→ **Source records**
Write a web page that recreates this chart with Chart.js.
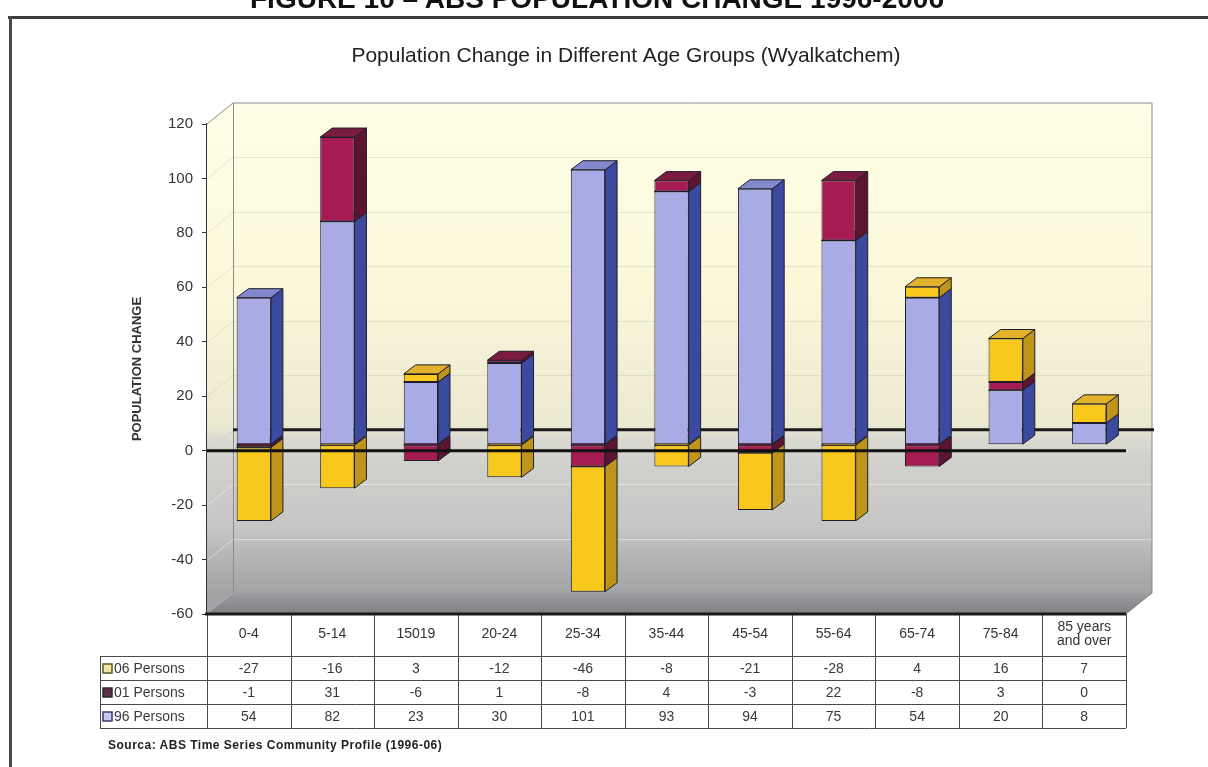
<!DOCTYPE html>
<html>
<head>
<meta charset="utf-8">
<script src="https://cdn.jsdelivr.net/npm/chart.js@4"></script>
<style>
html,body{margin:0;padding:0;background:#fff;width:1208px;height:767px;overflow:hidden;font-family:"Liberation Sans",Arial,sans-serif;}
#wrap{position:relative;width:1208px;height:767px;}
canvas{position:absolute;left:0;top:0;}
#fig{position:absolute;left:0;width:1194px;top:-15px;text-align:center;font:bold 28px/28px "Liberation Sans",Arial,sans-serif;color:#111;white-space:nowrap;}
#hline{position:absolute;left:8px;top:16px;width:1200px;height:3px;background:#3c3c3c;}
#vline{position:absolute;left:9px;top:16px;width:3px;height:751px;background:#4a4a4a;}
#src{position:absolute;left:108px;top:738px;font:bold 12px/14px "Liberation Sans",Arial,sans-serif;color:#222;letter-spacing:0.5px;white-space:nowrap;}
</style>
</head>
<body>
<div id="wrap">
<canvas id="c" width="1208" height="767"></canvas>
<div id="fig">FIGURE 10 – ABS POPULATION CHANGE 1996-2006</div>
<div id="hline"></div>
<div id="vline"></div>
<div id="src">Sourca: ABS Time Series Community Profile (1996-06)</div>
</div>
<script>
// ---- data ----
const categories = ['0-4','5-14','15019','20-24','25-34','35-44','45-54','55-64','65-74','75-84',['85 years','and over']];
const persons96 = [54, 82, 23, 30, 101, 93, 94, 75, 54, 20, 8];
const persons01 = [-1, 31, -6, 1, -8, 4, -3, 22, -8, 3, 0];
const persons06 = [-27, -16, 3, -12, -46, -8, -21, -28, 4, 16, 7];
const seriesLabels = ['96 Persons', '01 Persons', '06 Persons'];
const yMin = -60, yMax = 120, yStep = 20;
const chartTitle = 'Population Change in Different Age Groups (Wyalkatchem)';
const yTitle = 'POPULATION CHANGE';

// ---- styling ----
const FAMILY = '"Liberation Sans", Arial, sans-serif';
Chart.defaults.font.family = FAMILY;
const DX = 26, DY = -21;      // wall depth
const BDX = 12, BDY = -9;     // bar depth
const SHX = 5, SHY = -6;      // bar projection shift

const threeD = {
  id: 'threeD',
  beforeDatasetsDraw(chart) {
    const {ctx, chartArea: a, scales: {y}} = chart;
    const y0 = y.getPixelForValue(0);
    ctx.save();
    const f0 = (y0 - a.top) / (a.bottom - a.top);
    const g = ctx.createLinearGradient(0, a.top + DY, 0, a.bottom + DY);
    g.addColorStop(0, '#FFFEE6');
    g.addColorStop(f0 - 0.3, '#FBF8DA');
    g.addColorStop(f0 - 0.01, '#ECE9D1');
    g.addColorStop(f0 + 0.02, '#DAD9D1');
    g.addColorStop(f0 + 0.07, '#D0D0CD');
    g.addColorStop(f0 + 0.2, '#C6C6C5');
    g.addColorStop(0.94, '#B0B1B2');
    g.addColorStop(1, '#A2A3A5');
    // left wall
    ctx.beginPath();
    ctx.moveTo(a.left, a.top); ctx.lineTo(a.left + DX, a.top + DY);
    ctx.lineTo(a.left + DX, a.bottom + DY); ctx.lineTo(a.left, a.bottom); ctx.closePath();
    ctx.fillStyle = g; ctx.fill();
    // back wall
    ctx.fillStyle = g;
    ctx.fillRect(a.left + DX, a.top + DY, a.right - a.left, a.bottom - a.top);
    // back wall grid
    for (let v = yMin + yStep; v < yMax; v += yStep) {
      const yy = Math.round(y.getPixelForValue(v) + DY) + 0.5;
      ctx.strokeStyle = v >= 0 ? 'rgba(190,188,170,0.35)' : 'rgba(255,255,255,0.45)';
      ctx.lineWidth = 1;
      ctx.beginPath(); ctx.moveTo(a.left + DX, yy); ctx.lineTo(a.right + DX, yy); ctx.stroke();
      ctx.beginPath(); ctx.moveTo(a.left, yy - DY); ctx.lineTo(a.left + DX, yy); ctx.stroke();
    }
    // floor
    const fg = ctx.createLinearGradient(0, a.bottom + DY, 0, a.bottom);
    fg.addColorStop(0, '#9C9EA0'); fg.addColorStop(1, '#7D7F82');
    ctx.beginPath();
    ctx.moveTo(a.left, a.bottom); ctx.lineTo(a.left + DX, a.bottom + DY);
    ctx.lineTo(a.right + DX, a.bottom + DY); ctx.lineTo(a.right, a.bottom); ctx.closePath();
    ctx.fillStyle = fg; ctx.fill();
    // wall outlines
    ctx.strokeStyle = '#8a8a8a'; ctx.lineWidth = 1;
    ctx.beginPath();
    ctx.moveTo(a.left, a.top); ctx.lineTo(a.left + DX, a.top + DY);
    ctx.lineTo(a.right + DX, a.top + DY); ctx.lineTo(a.right + DX, a.bottom + DY);
    ctx.lineTo(a.right, a.bottom);
    ctx.moveTo(a.left + DX + 0.5, a.top + DY); ctx.lineTo(a.left + DX + 0.5, a.bottom + DY);
    ctx.stroke();
    // back zero line
    ctx.strokeStyle = '#1a1a1a'; ctx.lineWidth = 3;
    ctx.beginPath(); ctx.moveTo(a.left + DX, y0 + DY); ctx.lineTo(a.right + DX + 2, y0 + DY); ctx.stroke();
    ctx.restore();

    // 3D faces of bars
    ctx.save();
    ctx.translate(SHX, SHY);
    const faces = [];
    chart.data.datasets.forEach((ds, i) => {
      const meta = chart.getDatasetMeta(i);
      meta.data.forEach(el => {
        const p = el.getProps(['x', 'y', 'base', 'width'], true);
        if (Math.abs(p.base - p.y) < 0.5) return;
        faces.push({l: p.x - p.width / 2, r: p.x + p.width / 2,
          t: Math.min(p.y, p.base), b: Math.max(p.y, p.base), ds});
      });
    });
    faces.sort((p, q) => q.t - p.t);
    ctx.lineWidth = 1; ctx.strokeStyle = '#1e1e2a'; ctx.lineJoin = 'round';
    faces.forEach(f => {
      ctx.beginPath();
      ctx.moveTo(f.r, f.t); ctx.lineTo(f.r + BDX, f.t + BDY);
      ctx.lineTo(f.r + BDX, f.b + BDY); ctx.lineTo(f.r, f.b); ctx.closePath();
      ctx.fillStyle = f.ds.sideColor; ctx.fill(); ctx.stroke();
      ctx.beginPath();
      ctx.moveTo(f.l, f.t); ctx.lineTo(f.l + BDX, f.t + BDY);
      ctx.lineTo(f.r + BDX, f.t + BDY); ctx.lineTo(f.r, f.t); ctx.closePath();
      ctx.fillStyle = f.ds.topColor; ctx.fill(); ctx.stroke();
    });
  },
  afterDatasetsDraw(chart) {
    const {ctx, chartArea: a, scales: {y}} = chart;
    ctx.restore();
    const y0 = y.getPixelForValue(0);
    ctx.save();
    ctx.strokeStyle = '#111'; ctx.lineWidth = 3;
    ctx.beginPath(); ctx.moveTo(a.left, y0); ctx.lineTo(a.right, y0); ctx.stroke();
    ctx.restore();
  }
};

const dataTable = {
  id: 'dataTable',
  afterDraw(chart) {
    const {ctx, chartArea: a, scales: {x}} = chart;
    const n = categories.length;
    const colW = (a.right - a.left) / n;
    const hdrB = a.bottom + 42, rowH = 24, labL = 100;
    const rows = chart.data.datasets.slice().reverse();
    const tblB = hdrB + rows.length * rowH;
    ctx.save();
    ctx.strokeStyle = '#4a4a4a'; ctx.lineWidth = 1;
    ctx.beginPath();
    for (let i = 0; i <= n; i++) {
      const xx = Math.round(a.left + i * colW) + 0.5;
      ctx.moveTo(xx, a.bottom); ctx.lineTo(xx, tblB);
    }
    ctx.moveTo(labL + 0.5, hdrB); ctx.lineTo(labL + 0.5, tblB);
    for (let k = 0; k <= rows.length; k++) {
      const yy = hdrB + k * rowH + 0.5;
      ctx.moveTo(labL, yy); ctx.lineTo(a.right, yy);
    }
    ctx.stroke();
    ctx.strokeStyle = '#1a1a1a'; ctx.lineWidth = 3;
    ctx.beginPath(); ctx.moveTo(a.left - 2, a.bottom); ctx.lineTo(a.right, a.bottom); ctx.stroke();
    ctx.font = '14px ' + FAMILY;
    ctx.textBaseline = 'middle';
    rows.forEach((ds, k) => {
      const cy = hdrB + k * rowH + rowH / 2 + 1;
      ctx.fillStyle = ds.swatchFill; ctx.strokeStyle = ds.swatchStroke; ctx.lineWidth = 1.5;
      ctx.fillRect(103, cy - 5, 9, 9); ctx.strokeRect(103, cy - 5, 9, 9);
      ctx.fillStyle = '#3a3a3a'; ctx.textAlign = 'left';
      ctx.fillText(ds.label, 114, cy);
      ctx.textAlign = 'center';
      ds.data.forEach((v, i) => ctx.fillText(String(v), x.getPixelForValue(i), cy));
    });
    ctx.restore();
  }
};

new Chart(document.getElementById('c'), {
  type: 'bar',
  data: {
    labels: categories,
    datasets: [
      {label: seriesLabels[0], data: persons96, backgroundColor: '#A9ABE6', sideColor: '#3B4A9E', topColor: '#8488CC',
       swatchFill: '#C9C9F0', swatchStroke: '#3a3a6a'},
      {label: seriesLabels[1], data: persons01, backgroundColor: '#A61C52', sideColor: '#5C1430', topColor: '#7A1C40',
       swatchFill: '#5a3048', swatchStroke: '#2a2a2a'},
      {label: seriesLabels[2], data: persons06, backgroundColor: '#F8C81C', sideColor: '#BE951A', topColor: '#E2B22A',
       swatchFill: '#EFE6A8', swatchStroke: '#5a5a20'}
    ]
  },
  options: {
    responsive: false,
    animation: false,
    devicePixelRatio: 1,
    layout: {padding: {top: 29, left: 126, right: 82, bottom: 0}},
    datasets: {bar: {barPercentage: 0.41, categoryPercentage: 1, borderWidth: 1, borderColor: '#1e1e2a', borderSkipped: false}},
    plugins: {
      legend: {display: false},
      tooltip: {enabled: false},
      title: {display: true, text: chartTitle, color: '#222',
        font: {size: 21, weight: 'normal', lineHeight: 1.2}, padding: {top: 15, bottom: 54.8}}
    },
    scales: {
      x: {
        stacked: true,
        ticks: {color: '#333', font: {size: 14, lineHeight: 1}, padding: 13, crossAlign: 'center', maxRotation: 0, autoSkip: false},
        grid: {display: false, drawTicks: false},
        border: {display: false},
        afterFit(s) { s.height = 153; }
      },
      y: {
        stacked: true,
        min: yMin, max: yMax,
        ticks: {stepSize: yStep, color: '#333', font: {size: 15}, padding: 9},
        grid: {drawOnChartArea: false, drawTicks: true, tickLength: 5, color: '#333'},
        border: {display: true, color: '#333', width: 1.5},
        title: {display: true, text: yTitle, color: '#333', font: {size: 13, weight: 'bold'}, padding: {top: 4, bottom: 0}},
        afterFit(s) { s.width = 81; }
      }
    }
  },
  plugins: [threeD, dataTable]
});
</script>
</body>
</html>
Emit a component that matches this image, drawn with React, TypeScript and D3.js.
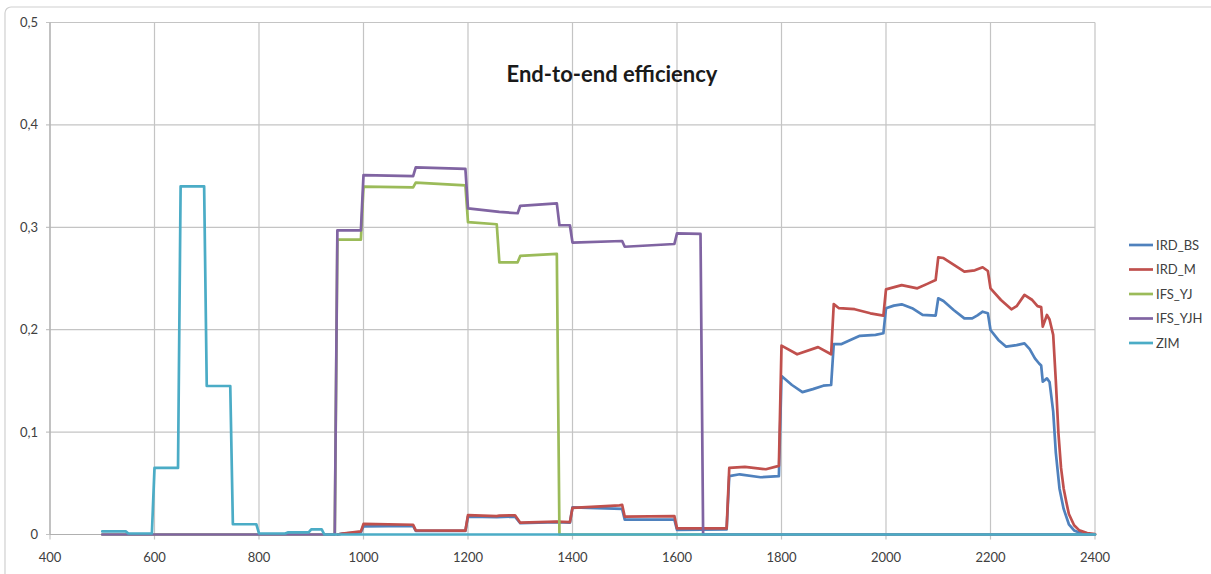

→ **Exercise aim**
Return all lines containing "that".

→ **Result for this exercise**
Write a web page that recreates this chart with Chart.js.
Emit a component that matches this image, drawn with React, TypeScript and D3.js.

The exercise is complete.